Коля догнал ее на тропинке, где в стороне среди елей тихо стояли кедры.
– Таня, не уходи! – крикнул он. – Разве сказала ты мне всё? Разве это всё?
– Конечно, всё, – ответила она с удивлением. – А разве еще что-нибудь нужно тебе, Коля?
Он не осмелился посмотреть на нее нежно: он боялся покраснеть и опустил глаза.
Она же продолжала глядеть в его лицо с милым и кротким вниманием. Тогда он наклонился и приблизил свои губы к ее щеке.
Она не отстранилась от него».
И даже современные хиты «Наутилуса Помпилиуса» или «Дискотеки Авария», все равно цитируют до бесконечности один и тот же контекст:
Любовь с кем угодно
Но ветка, идущая от пролетарской телесности, через Алешковского и Лимонова, пускай даже чахлая, имеет и другие ответвления. А именно: если правит тело (диктатура которого воплощена в мужчине), то координаты добра и зла должны быть отменены.
Причем здесь революция? – спросите вы. «Тропик рака» Генри Миллера или «Над пропастью во ржи» Сэлинджера ни с какими революциями не связаны.
Связаны, и даже очень. Ведь все буржуазные европейские революции хотели равенства для мужчин и женщин. И наша социалистическая, как мы знаем, тоже очень на этом настаивала.
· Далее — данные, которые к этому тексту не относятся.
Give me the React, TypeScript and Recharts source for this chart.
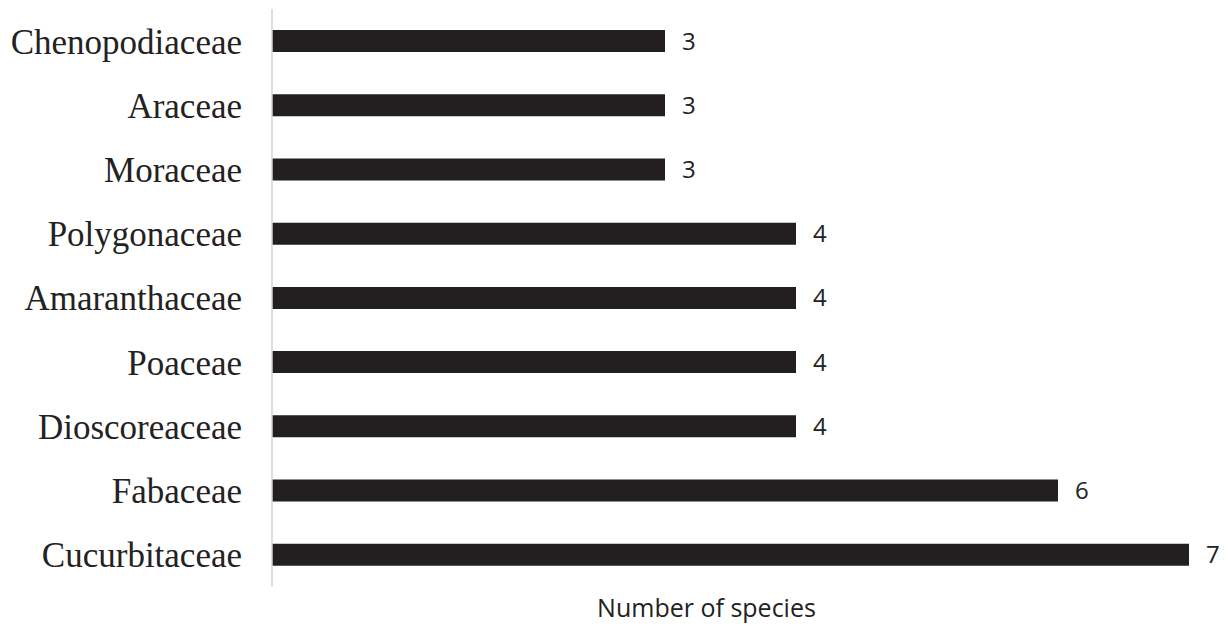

Десакрализация женщины – а именно это и означает всякое революционное равенство – полностью отменяет многомерную систему координат, в которой до 1917 года мыслилась любовь. Если женщина и мужчина равны, то это означает не только равный рабочий день, одинаковую стоимость часа рабочего времени, избирательное право и возможность для всякой кухарки управлять государством (едкости ради добавим, что редкий политик может сварить хороший борщ, значит, все-таки специализация и у политика есть). Это означает и ту самую эмансипацию, которая демифологизирует и женщину, и само понятие любви.
Революция отнимает у женщины «колдовские атрибуты», делая нормой мужеподобную внешность. Революция материализует любовь, превращая ее в отношение полов, что прекрасно иллюстрируется множеством контекстов, среди которых, безусловно, и объяснение в любви, приведенное Алексеем Толстым в его повести «Гадюка»:
– Ну? – спросила она. – О чем вы хотели со мной говорить?
Он швырнул портфель на кровать, взъерошил волосы и начал гвоздить кулаком непроветренный воздух в комнате.